> **THE TASK**
Give the data below again exactly as it stands. Omit the pictures.

#### DATASET CONTENT

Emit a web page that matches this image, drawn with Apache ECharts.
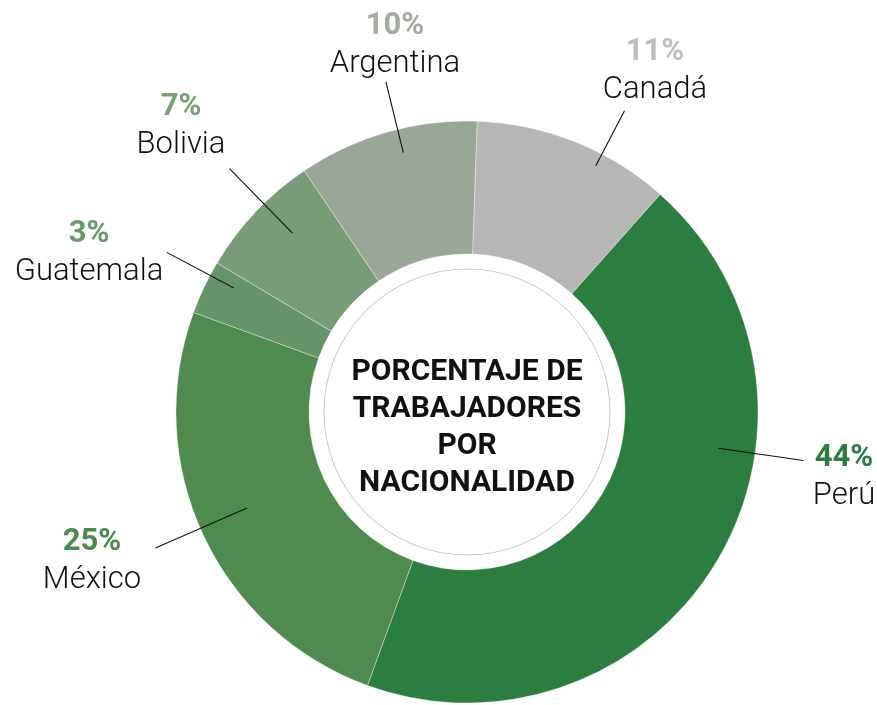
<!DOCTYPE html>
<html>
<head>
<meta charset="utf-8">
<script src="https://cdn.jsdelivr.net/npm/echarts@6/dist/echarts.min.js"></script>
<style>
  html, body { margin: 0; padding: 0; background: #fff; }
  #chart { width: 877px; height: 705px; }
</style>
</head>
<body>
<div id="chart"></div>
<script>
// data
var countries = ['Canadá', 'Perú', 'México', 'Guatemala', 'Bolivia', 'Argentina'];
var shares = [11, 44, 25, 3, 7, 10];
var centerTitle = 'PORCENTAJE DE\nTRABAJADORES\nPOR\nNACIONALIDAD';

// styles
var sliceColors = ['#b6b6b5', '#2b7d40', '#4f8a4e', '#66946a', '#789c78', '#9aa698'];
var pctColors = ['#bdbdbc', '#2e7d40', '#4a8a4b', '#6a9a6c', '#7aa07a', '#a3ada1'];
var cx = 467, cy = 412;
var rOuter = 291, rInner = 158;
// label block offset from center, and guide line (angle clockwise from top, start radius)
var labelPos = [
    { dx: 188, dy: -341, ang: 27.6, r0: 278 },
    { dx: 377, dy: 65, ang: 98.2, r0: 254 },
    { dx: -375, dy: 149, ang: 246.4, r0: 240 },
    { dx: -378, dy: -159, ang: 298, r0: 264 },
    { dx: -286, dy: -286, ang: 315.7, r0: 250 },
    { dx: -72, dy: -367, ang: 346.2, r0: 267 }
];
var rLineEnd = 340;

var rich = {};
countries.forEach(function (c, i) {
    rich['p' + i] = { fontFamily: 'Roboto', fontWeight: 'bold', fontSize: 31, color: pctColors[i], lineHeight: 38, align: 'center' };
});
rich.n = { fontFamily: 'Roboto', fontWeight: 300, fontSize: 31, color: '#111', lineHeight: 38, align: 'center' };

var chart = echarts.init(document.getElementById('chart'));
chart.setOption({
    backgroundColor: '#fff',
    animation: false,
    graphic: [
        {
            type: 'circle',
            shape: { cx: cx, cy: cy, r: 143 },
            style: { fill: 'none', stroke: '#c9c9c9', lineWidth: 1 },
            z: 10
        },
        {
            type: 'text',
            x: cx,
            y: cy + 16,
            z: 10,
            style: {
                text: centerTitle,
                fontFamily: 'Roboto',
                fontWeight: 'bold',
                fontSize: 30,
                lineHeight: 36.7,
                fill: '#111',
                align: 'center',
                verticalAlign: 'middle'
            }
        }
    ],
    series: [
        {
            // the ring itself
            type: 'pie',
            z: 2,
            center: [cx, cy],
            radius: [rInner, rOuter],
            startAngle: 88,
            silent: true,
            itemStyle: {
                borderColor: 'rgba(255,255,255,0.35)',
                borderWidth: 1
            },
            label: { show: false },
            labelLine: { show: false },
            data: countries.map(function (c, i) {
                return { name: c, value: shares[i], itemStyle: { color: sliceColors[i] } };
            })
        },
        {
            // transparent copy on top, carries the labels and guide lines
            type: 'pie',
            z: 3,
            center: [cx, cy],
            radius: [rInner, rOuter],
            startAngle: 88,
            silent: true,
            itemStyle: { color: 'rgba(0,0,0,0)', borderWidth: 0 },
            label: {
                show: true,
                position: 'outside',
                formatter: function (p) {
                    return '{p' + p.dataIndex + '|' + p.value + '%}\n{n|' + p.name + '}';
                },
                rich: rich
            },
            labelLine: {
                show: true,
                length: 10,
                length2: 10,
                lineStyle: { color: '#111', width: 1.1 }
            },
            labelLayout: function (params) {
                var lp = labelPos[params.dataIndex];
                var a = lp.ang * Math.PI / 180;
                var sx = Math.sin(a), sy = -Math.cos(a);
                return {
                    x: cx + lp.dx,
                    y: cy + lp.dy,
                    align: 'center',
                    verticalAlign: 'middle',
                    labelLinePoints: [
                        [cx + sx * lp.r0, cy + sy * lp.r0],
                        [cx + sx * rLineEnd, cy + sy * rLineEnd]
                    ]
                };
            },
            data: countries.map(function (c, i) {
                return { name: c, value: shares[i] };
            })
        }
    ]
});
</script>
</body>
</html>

########

> **FULL ANSWER**
Emit a web page that matches this image, drawn with Apache ECharts.
<!DOCTYPE html>
<html>
<head>
<meta charset="utf-8">
<script src="https://cdn.jsdelivr.net/npm/echarts@6/dist/echarts.min.js"></script>
<style>
  html, body { margin: 0; padding: 0; background: #fff; }
  #chart { width: 877px; height: 705px; }
</style>
</head>
<body>
<div id="chart"></div>
<script>
// data
var countries = ['Canadá', 'Perú', 'México', 'Guatemala', 'Bolivia', 'Argentina'];
var shares = [11, 44, 25, 3, 7, 10];
var centerTitle = 'PORCENTAJE DE\nTRABAJADORES\nPOR\nNACIONALIDAD';

// styles
var sliceColors = ['#b6b6b5', '#2b7d40', '#4f8a4e', '#66946a', '#789c78', '#9aa698'];
var pctColors = ['#bdbdbc', '#2e7d40', '#4a8a4b', '#6a9a6c', '#7aa07a', '#a3ada1'];
var cx = 467, cy = 412;
var rOuter = 291, rInner = 158;
// label block offset from center, and guide line (angle clockwise from top, start radius)
var labelPos = [
    { dx: 188, dy: -341, ang: 27.6, r0: 278 },
    { dx: 377, dy: 65, ang: 98.2, r0: 254 },
    { dx: -375, dy: 149, ang: 246.4, r0: 240 },
    { dx: -378, dy: -159, ang: 298, r0: 264 },
    { dx: -286, dy: -286, ang: 315.7, r0: 250 },
    { dx: -72, dy: -367, ang: 346.2, r0: 267 }
];
var rLineEnd = 340;

var rich = {};
countries.forEach(function (c, i) {
    rich['p' + i] = { fontFamily: 'Roboto', fontWeight: 'bold', fontSize: 31, color: pctColors[i], lineHeight: 38, align: 'center' };
});
rich.n = { fontFamily: 'Roboto', fontWeight: 300, fontSize: 31, color: '#111', lineHeight: 38, align: 'center' };

var chart = echarts.init(document.getElementById('chart'));
chart.setOption({
    backgroundColor: '#fff',
    animation: false,
    graphic: [
        {
            type: 'circle',
            shape: { cx: cx, cy: cy, r: 143 },
            style: { fill: 'none', stroke: '#c9c9c9', lineWidth: 1 },
            z: 10
        },
        {
            type: 'text',
            x: cx,
            y: cy + 16,
            z: 10,
            style: {
                text: centerTitle,
                fontFamily: 'Roboto',
                fontWeight: 'bold',
                fontSize: 30,
                lineHeight: 36.7,
                fill: '#111',
                align: 'center',
                verticalAlign: 'middle'
            }
        }
    ],
    series: [
        {
            // the ring itself
            type: 'pie',
            z: 2,
            center: [cx, cy],
            radius: [rInner, rOuter],
            startAngle: 88,
            silent: true,
            itemStyle: {
                borderColor: 'rgba(255,255,255,0.35)',
                borderWidth: 1
            },
            label: { show: false },
            labelLine: { show: false },
            data: countries.map(function (c, i) {
                return { name: c, value: shares[i], itemStyle: { color: sliceColors[i] } };
            })
        },
        {
            // transparent copy on top, carries the labels and guide lines
            type: 'pie',
            z: 3,
            center: [cx, cy],
            radius: [rInner, rOuter],
            startAngle: 88,
            silent: true,
            itemStyle: { color: 'rgba(0,0,0,0)', borderWidth: 0 },
            label: {
                show: true,
                position: 'outside',
                formatter: function (p) {
                    return '{p' + p.dataIndex + '|' + p.value + '%}\n{n|' + p.name + '}';
                },
                rich: rich
            },
            labelLine: {
                show: true,
                length: 10,
                length2: 10,
                lineStyle: { color: '#111', width: 1.1 }
            },
            labelLayout: function (params) {
                var lp = labelPos[params.dataIndex];
                var a = lp.ang * Math.PI / 180;
                var sx = Math.sin(a), sy = -Math.cos(a);
                return {
                    x: cx + lp.dx,
                    y: cy + lp.dy,
                    align: 'center',
                    verticalAlign: 'middle',
                    labelLinePoints: [
                        [cx + sx * lp.r0, cy + sy * lp.r0],
                        [cx + sx * rLineEnd, cy + sy * rLineEnd]
                    ]
                };
            },
            data: countries.map(function (c, i) {
                return { name: c, value: shares[i] };
            })
        }
    ]
});
</script>
</body>
</html>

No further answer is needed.